A member of the audience then spoke up, asking commissioners if they thought Francis Farm was an appropriate location for an indoor shooting range and gun store.

“I’m not saying it is appropriate. But there is nothing that prohibits it,” Swanger said. “Appropriate? That is subjective. I wouldn’t want it next to my house. I’ll be honest with you. But the only way I can prevent that is to have land-use planning that would prohibit certain activities or buying the land around me.”

While an indoor shooting range could comprise the community’s character and sense of place, regulations protecting those sorts of things need to play out in the context of a larger dialogue on land-use planning, commissioners said.

But when it comes to outdoor shooting ranges, where human safety is a factor, they felt intervention would be more justified.

“Outside, an inadvertent round of a .22-caliber will travel about a mile. So you don’t know where it is going to come to rest, and schools are nearby and neighbors and traffic, et cetera,” Swanger said. “So that would not seem appropriate to me at all. But I couldn’t make that same argument for an indoor range.”

 

Land-use planning kickstart?

The debate over the shooting range has ignited a larger discussion about the lack of land-use planning and zoning in the county.

Lisa Nelson, a resident of Francis Farm, urged commissioners to take the bull by the horns and address the long overdue need for land-use planning to protect property values and the integrity of communities throughout the county.

“We don’t like change. Most of us live in an era where change is hard to deal with,” Nelson said. “It is time you all start to look at land-use planning and zoning in this area. It is time to open the dialogue now. Let’s talk about keeping the pristine communities that people come here to enjoy.”

Commissioners admitted it may be time to take up the issue.

“We haven’t had that discussion as a county as a whole. That discussion probably needs to happen,” Kirkpatrick said. “Nobody really wants to have that discussion because they know the onslaught of the people who will be here when we do try to have that.”

Commissioner Bill Upton recalled the last time the county engaged in a dialogue on zoning it didn’t go over so well.

“I recall 10 years ago we checked to see if there was anyone out there interested in land use and it failed miserably,” Upton said.

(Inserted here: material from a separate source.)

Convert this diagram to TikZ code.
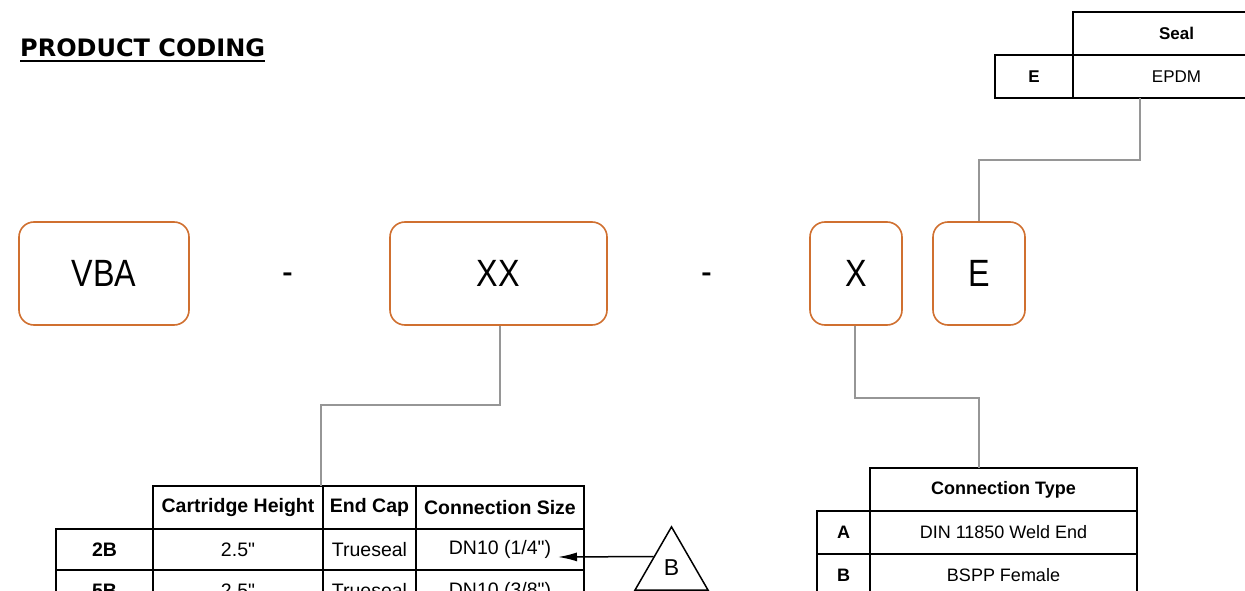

“Actually it was 20 years ago,” Swanger said. “You are aging yourself a little bit, Bill. It was 20 years ago. I remember it. It was a very contentious argument and most people spoke in opposition to it. Now granted when people show up with cow bells ringing and booing, a lot of people are intimidated and don’t speak up.” 

While the idea of zoning was shot down then, sentiments may have changed, Swanger said.

“Things may have changed in 20 years. I don’t know. But this is a real life example of what happens when we don’t plan.”

“I think we can expect in the future we are going to have other things moving into communities we don’t know about that no one wants,” Upton added.